I have chosen to use current generators with cascodes as emitter loads. How much good the cascodes do is unknown at the moment. The only obvious disadvantage is a little bit reduced output voltage swing, otherwise only positive things.
The current in the first stages is set by Q1, Q3 and Q2, Q4 along with R6 and R7. I have transistors as diodes just to make it simpler when it comes to ordering parts. The current is 0.65/220= 3 mA and the output stage will have approx. 6 mA.
Class A circuit
If the buffer is used together with an opamp you can reduce the crossover distortion of the opamp by adding a constant current source from the output of the opamp down to V-. Q13, Q14, R14 and R15 is the current source. The current is calculated by I = 0.65/(R14+R15).

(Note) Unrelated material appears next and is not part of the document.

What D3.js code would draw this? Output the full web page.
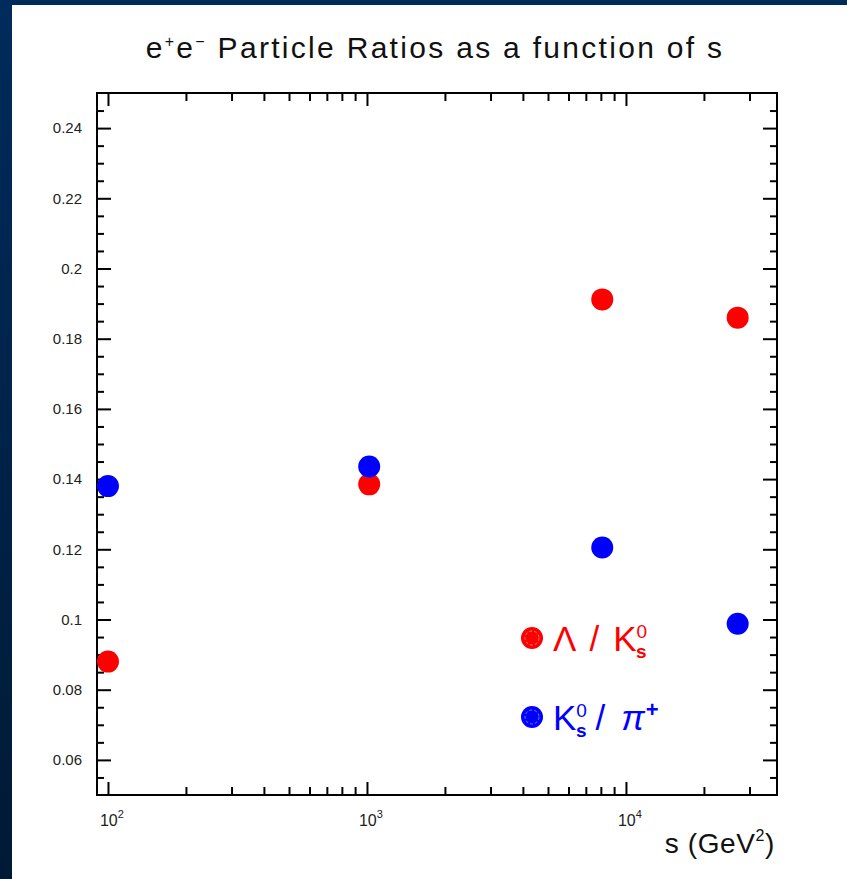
<!DOCTYPE html>
<html>
<head>
<meta charset="utf-8">
<script src="https://d3js.org/d3.v7.min.js"></script>
<style>
  body { margin: 0; background: white; }
  svg { display: block; }
</style>
</head>
<body>
<div id="bigdiv"></div>
<script>
// s values (GeV^2) and the two particle ratios
const energies = [100, 1020, 8100, 27000]
const lambdaOverK0 = [0.088, 0.1385, 0.1912, 0.186]
const k0OverPi = [0.138, 0.1436, 0.1205, 0.0988]

const yTicks = [0.06, 0.08, 0.1, 0.12, 0.14, 0.16, 0.18, 0.2, 0.22, 0.24]
const yTickLabels = ['0.06', '0.08', '0.1', '0.12', '0.14', '0.16', '0.18', '0.2', '0.22', '0.24']
const xMajor = [100, 1000, 10000]
const xMajorExp = ['2', '3', '4']

const W = 847, H = 879
const frame = { left: 97, right: 777, top: 93, bottom: 795 }
const FONT = '"Liberation Sans", Arial, sans-serif'

let svg = d3.select('div#bigdiv').append('svg')
    .attr('width', W).attr('height', H)

// dark blue slide border
let defs = svg.append('defs')
let grad = defs.append('linearGradient').attr('id', 'edgegrad')
    .attr('x1', 0).attr('y1', 0).attr('x2', 0).attr('y2', 1)
grad.append('stop').attr('offset', '0%').attr('stop-color', '#002b5c')
grad.append('stop').attr('offset', '100%').attr('stop-color', '#001a35')

svg.append('rect').attr('x', 0).attr('y', 0).attr('width', W).attr('height', H).attr('fill', 'white')
svg.append('rect').attr('x', 0).attr('y', 0).attr('width', W).attr('height', 5).attr('fill', '#002a5a')
svg.append('rect').attr('x', 0).attr('y', 0).attr('width', 12).attr('height', H).attr('fill', 'url(#edgegrad)')

let x = d3.scaleLog().domain([90.7, 38300]).range([frame.left, frame.right])
let y = d3.scaleLinear().domain([0.05, 0.25]).range([frame.bottom, frame.top])

// minor ticks
let xMinor = []
for (let d = 100; d <= 10000; d *= 10) {
    for (let m = 2; m <= 9; m++) {
        if (d * m < 38300) xMinor.push(d * m)
    }
}
let yMinor = []
for (let v = 0.055; v < 0.25; v += 0.005) {
    let r = Math.round(v * 1000) / 1000
    if (Math.round(r * 1000) % 20 !== 0) yMinor.push(r)
}

let axesg = svg.append('g').attr('id', 'axesg')

function styleAxis(g) {
    g.select('.domain').remove()
    g.selectAll('.tick line').attr('stroke', 'black').attr('stroke-width', 2)
}

// left axis
axesg.append('g').attr('transform', 'translate(' + frame.left + ',0)')
    .call(d3.axisLeft(y).tickValues(yMinor).tickSize(-7).tickFormat(''))
    .call(styleAxis)
axesg.append('g').attr('transform', 'translate(' + frame.left + ',0)')
    .call(d3.axisLeft(y).tickValues(yTicks).tickSize(-14).tickPadding(15)
        .tickFormat((d, i) => yTickLabels[i]))
    .call(styleAxis)
    .call(g => g.selectAll('.tick text')
        .style('font-size', '15px').style('font-family', FONT).attr('fill', '#222'))

// right axis
axesg.append('g').attr('transform', 'translate(' + frame.right + ',0)')
    .call(d3.axisRight(y).tickValues(yMinor).tickSize(-7).tickFormat(''))
    .call(styleAxis)
axesg.append('g').attr('transform', 'translate(' + frame.right + ',0)')
    .call(d3.axisRight(y).tickValues(yTicks).tickSize(-14).tickFormat(''))
    .call(styleAxis)

// bottom axis
axesg.append('g').attr('transform', 'translate(0,' + frame.bottom + ')')
    .call(d3.axisBottom(x).tickValues(xMinor).tickSize(-8).tickFormat(''))
    .call(styleAxis)
axesg.append('g').attr('transform', 'translate(0,' + frame.bottom + ')')
    .call(d3.axisBottom(x).tickValues(xMajor).tickSize(-13).tickFormat(''))
    .call(styleAxis)

// top axis
axesg.append('g').attr('transform', 'translate(0,' + frame.top + ')')
    .call(d3.axisTop(x).tickValues(xMinor).tickSize(-8).tickFormat(''))
    .call(styleAxis)
axesg.append('g').attr('transform', 'translate(0,' + frame.top + ')')
    .call(d3.axisTop(x).tickValues(xMajor).tickSize(-13).tickFormat(''))
    .call(styleAxis)

// x tick labels 10^n
let xlab = axesg.selectAll('text.xlab')
    .data(xMajor)
    .enter()
    .append('text')
    .attr('class', 'xlab')
    .attr('x', d => x(d) - 8)
    .attr('y', 826)
    .style('font-family', FONT)
    .style('font-size', '16px')
    .attr('fill', '#222')
xlab.append('tspan').text('10')
xlab.append('tspan').attr('dy', -8).style('font-size', '11px').text((d, i) => xMajorExp[i])

// frame
svg.append('rect')
    .attr('x', frame.left).attr('y', frame.top)
    .attr('width', frame.right - frame.left).attr('height', frame.bottom - frame.top)
    .attr('fill', 'none').attr('stroke', 'black').attr('stroke-width', 2)

// title
let title = svg.append('text')
    .attr('x', 435).attr('y', 58)
    .attr('text-anchor', 'middle')
    .style('font-family', FONT)
    .style('font-size', '30px')
    .style('letter-spacing', '2.3px')
    .attr('fill', '#111')
title.append('tspan').text('e')
title.append('tspan').attr('dy', -11).style('font-size', '16px').text('+')
title.append('tspan').attr('dy', 11).text('e')
title.append('tspan').attr('dy', -11).style('font-size', '16px').text('\u2212')
title.append('tspan').attr('dy', 11).text(' Particle Ratios as a function of s')

// axis title
let xtitle = svg.append('text')
    .attr('x', 775).attr('y', 853)
    .attr('text-anchor', 'end')
    .style('font-family', FONT)
    .style('font-size', '28px')
    .style('letter-spacing', '0.6px')
    .attr('fill', '#111')
xtitle.append('tspan').text('s (GeV')
xtitle.append('tspan').attr('dy', -12).style('font-size', '16px').text('2')
xtitle.append('tspan').attr('dy', 12).text(')')

// data points
let plotg = svg.append('g').attr('id', 'plotg')
plotg.selectAll('circle.lam')
    .data(energies)
    .enter()
    .append('circle')
    .attr('class', 'lam')
    .attr('cx', d => x(d))
    .attr('cy', (d, i) => y(lambdaOverK0[i]))
    .attr('r', 11)
    .attr('fill', '#ff0000')

plotg.selectAll('circle.kpi')
    .data(energies)
    .enter()
    .append('circle')
    .attr('class', 'kpi')
    .attr('cx', d => x(d))
    .attr('cy', (d, i) => y(k0OverPi[i]))
    .attr('r', 11)
    .attr('fill', '#0000ff')

// legend
function legendEntry(cy, color) {
    let g = svg.append('g').attr('transform', 'translate(532,' + cy + ')')
    g.append('circle').attr('r', 11).attr('fill', color)
    g.append('circle').attr('r', 7).attr('fill', 'none')
        .attr('stroke', 'white').attr('stroke-opacity', 0.45).attr('stroke-width', 1)
        .attr('stroke-dasharray', '3,2')
    return g
}
legendEntry(638, '#ff0000')
legendEntry(717, '#0000ff')

let leg1 = svg.append('text')
    .attr('x', 553).attr('y', 651)
    .style('font-family', FONT)
    .style('font-size', '35px')
    .attr('fill', '#ff0000')
leg1.append('tspan').text('\u039B')
leg1.append('tspan').attr('dx', 13).text('/')
leg1.append('tspan').attr('dx', 14).text('K')
leg1.append('tspan').attr('dx', 0).attr('dy', -13).style('font-size', '19px').text('0')
leg1.append('tspan').attr('dx', -11).attr('dy', 20).style('font-size', '19px').style('font-weight', 'bold').text('s')

let leg2 = svg.append('text')
    .attr('x', 553).attr('y', 730)
    .style('font-family', FONT)
    .style('font-size', '35px')
    .attr('fill', '#0000ff')
leg2.append('tspan').text('K')
leg2.append('tspan').attr('dx', 0).attr('dy', -13).style('font-size', '19px').text('0')
leg2.append('tspan').attr('dx', -11).attr('dy', 20).style('font-size', '19px').style('font-weight', 'bold').text('s')
leg2.append('tspan').attr('dx', 9).attr('dy', -7).text('/')
leg2.append('tspan').attr('dx', 16).style('font-style', 'italic').text('\u03C0')
leg2.append('tspan').attr('dx', 1).attr('dy', -13).style('font-size', '22px').style('font-weight', 'bold').text('+')
</script>
</body>
</html>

The class A circuit will have 1.5mA. My choice of currents is "average", because you both increase them och also decrease them.
Class A in the buffer
The max current is set by the max allowable power dissipation of the transistors. The small SOT23 types can take 310mW or so and the SOT223, output transistors can dissipate 1.3 W but not in this application I imagine. More current mean slightly higher speed. I have experiemented with different settings but it becomes more difficult an unpredictable with higher settings. I support only the setting I have. The rest is left up to you.
The input filter R5, C1 may be necessary if you are having trouble with RF interference. The values can be set to almost anything. The frequency is calculated by f= 1/(2*pi*R5*C1).
No current limitation
Please note that this buffer has no current limitation in order to protect the circuit so a short circuit may damage the output transistors. The buffer is intended to be used in controlled environments. If your load is unknown you may add a resistor at the output, 220 ohms or higher.